--- START OF Collected data ---

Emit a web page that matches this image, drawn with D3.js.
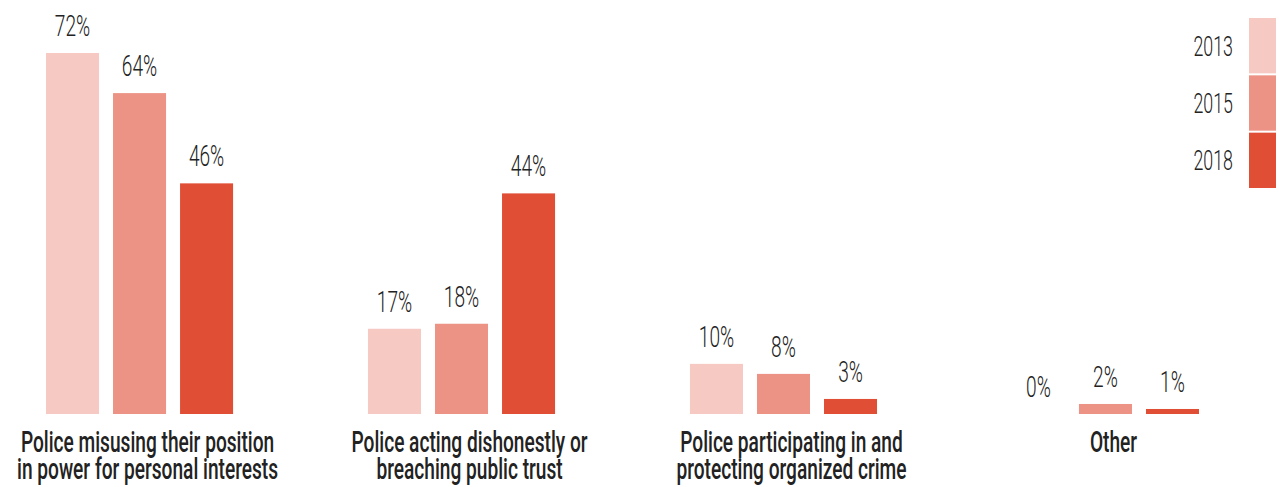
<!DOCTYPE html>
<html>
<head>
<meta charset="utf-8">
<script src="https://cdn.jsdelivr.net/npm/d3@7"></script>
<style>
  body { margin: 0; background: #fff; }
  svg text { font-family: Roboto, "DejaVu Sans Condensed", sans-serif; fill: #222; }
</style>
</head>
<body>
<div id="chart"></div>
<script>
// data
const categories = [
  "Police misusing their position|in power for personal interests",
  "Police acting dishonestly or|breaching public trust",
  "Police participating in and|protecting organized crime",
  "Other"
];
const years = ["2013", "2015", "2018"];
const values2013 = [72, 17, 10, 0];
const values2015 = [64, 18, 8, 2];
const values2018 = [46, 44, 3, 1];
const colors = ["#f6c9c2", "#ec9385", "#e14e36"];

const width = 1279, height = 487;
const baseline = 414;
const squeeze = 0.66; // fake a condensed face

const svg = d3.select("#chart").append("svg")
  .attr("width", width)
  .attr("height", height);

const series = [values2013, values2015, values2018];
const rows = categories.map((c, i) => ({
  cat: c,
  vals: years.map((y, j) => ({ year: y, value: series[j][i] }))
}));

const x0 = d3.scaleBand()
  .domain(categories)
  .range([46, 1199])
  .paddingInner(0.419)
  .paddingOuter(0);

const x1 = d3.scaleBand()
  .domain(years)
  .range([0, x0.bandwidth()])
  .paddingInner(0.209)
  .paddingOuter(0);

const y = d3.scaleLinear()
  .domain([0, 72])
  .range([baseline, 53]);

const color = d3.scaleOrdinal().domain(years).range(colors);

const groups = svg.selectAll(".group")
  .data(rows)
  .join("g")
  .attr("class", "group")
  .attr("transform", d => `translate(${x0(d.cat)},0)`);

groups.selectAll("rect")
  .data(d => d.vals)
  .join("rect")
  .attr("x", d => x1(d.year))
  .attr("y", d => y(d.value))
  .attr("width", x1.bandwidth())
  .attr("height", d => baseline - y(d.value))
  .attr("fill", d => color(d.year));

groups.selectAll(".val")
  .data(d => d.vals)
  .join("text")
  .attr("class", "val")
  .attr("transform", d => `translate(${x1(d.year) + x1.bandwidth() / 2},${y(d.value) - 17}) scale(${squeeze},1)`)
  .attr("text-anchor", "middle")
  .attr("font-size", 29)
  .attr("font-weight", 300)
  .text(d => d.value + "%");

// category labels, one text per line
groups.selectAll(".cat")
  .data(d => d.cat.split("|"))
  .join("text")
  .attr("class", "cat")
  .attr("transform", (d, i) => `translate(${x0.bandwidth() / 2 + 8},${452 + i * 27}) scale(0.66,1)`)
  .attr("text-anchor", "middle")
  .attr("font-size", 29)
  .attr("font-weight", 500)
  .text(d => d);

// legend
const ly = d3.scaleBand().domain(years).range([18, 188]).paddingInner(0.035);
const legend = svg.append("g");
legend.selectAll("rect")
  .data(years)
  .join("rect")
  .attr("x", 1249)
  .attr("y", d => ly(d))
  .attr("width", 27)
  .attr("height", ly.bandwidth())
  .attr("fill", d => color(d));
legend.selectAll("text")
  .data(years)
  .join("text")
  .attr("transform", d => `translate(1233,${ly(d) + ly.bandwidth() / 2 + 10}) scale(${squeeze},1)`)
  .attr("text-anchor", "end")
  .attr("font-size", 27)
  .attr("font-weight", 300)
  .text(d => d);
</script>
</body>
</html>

--- END OF Collected data ---

* Requirements:
Using the material above, set down every line exactly, but skip the pictures.

* Task response:
Emit a web page that matches this image, drawn with D3.js.
<!DOCTYPE html>
<html>
<head>
<meta charset="utf-8">
<script src="https://cdn.jsdelivr.net/npm/d3@7"></script>
<style>
  body { margin: 0; background: #fff; }
  svg text { font-family: Roboto, "DejaVu Sans Condensed", sans-serif; fill: #222; }
</style>
</head>
<body>
<div id="chart"></div>
<script>
// data
const categories = [
  "Police misusing their position|in power for personal interests",
  "Police acting dishonestly or|breaching public trust",
  "Police participating in and|protecting organized crime",
  "Other"
];
const years = ["2013", "2015", "2018"];
const values2013 = [72, 17, 10, 0];
const values2015 = [64, 18, 8, 2];
const values2018 = [46, 44, 3, 1];
const colors = ["#f6c9c2", "#ec9385", "#e14e36"];

const width = 1279, height = 487;
const baseline = 414;
const squeeze = 0.66; // fake a condensed face

const svg = d3.select("#chart").append("svg")
  .attr("width", width)
  .attr("height", height);

const series = [values2013, values2015, values2018];
const rows = categories.map((c, i) => ({
  cat: c,
  vals: years.map((y, j) => ({ year: y, value: series[j][i] }))
}));

const x0 = d3.scaleBand()
  .domain(categories)
  .range([46, 1199])
  .paddingInner(0.419)
  .paddingOuter(0);

const x1 = d3.scaleBand()
  .domain(years)
  .range([0, x0.bandwidth()])
  .paddingInner(0.209)
  .paddingOuter(0);

const y = d3.scaleLinear()
  .domain([0, 72])
  .range([baseline, 53]);

const color = d3.scaleOrdinal().domain(years).range(colors);

const groups = svg.selectAll(".group")
  .data(rows)
  .join("g")
  .attr("class", "group")
  .attr("transform", d => `translate(${x0(d.cat)},0)`);

groups.selectAll("rect")
  .data(d => d.vals)
  .join("rect")
  .attr("x", d => x1(d.year))
  .attr("y", d => y(d.value))
  .attr("width", x1.bandwidth())
  .attr("height", d => baseline - y(d.value))
  .attr("fill", d => color(d.year));

groups.selectAll(".val")
  .data(d => d.vals)
  .join("text")
  .attr("class", "val")
  .attr("transform", d => `translate(${x1(d.year) + x1.bandwidth() / 2},${y(d.value) - 17}) scale(${squeeze},1)`)
  .attr("text-anchor", "middle")
  .attr("font-size", 29)
  .attr("font-weight", 300)
  .text(d => d.value + "%");

// category labels, one text per line
groups.selectAll(".cat")
  .data(d => d.cat.split("|"))
  .join("text")
  .attr("class", "cat")
  .attr("transform", (d, i) => `translate(${x0.bandwidth() / 2 + 8},${452 + i * 27}) scale(0.66,1)`)
  .attr("text-anchor", "middle")
  .attr("font-size", 29)
  .attr("font-weight", 500)
  .text(d => d);

// legend
const ly = d3.scaleBand().domain(years).range([18, 188]).paddingInner(0.035);
const legend = svg.append("g");
legend.selectAll("rect")
  .data(years)
  .join("rect")
  .attr("x", 1249)
  .attr("y", d => ly(d))
  .attr("width", 27)
  .attr("height", ly.bandwidth())
  .attr("fill", d => color(d));
legend.selectAll("text")
  .data(years)
  .join("text")
  .attr("transform", d => `translate(1233,${ly(d) + ly.bandwidth() / 2 + 10}) scale(${squeeze},1)`)
  .attr("text-anchor", "end")
  .attr("font-size", 27)
  .attr("font-weight", 300)
  .text(d => d);
</script>
</body>
</html>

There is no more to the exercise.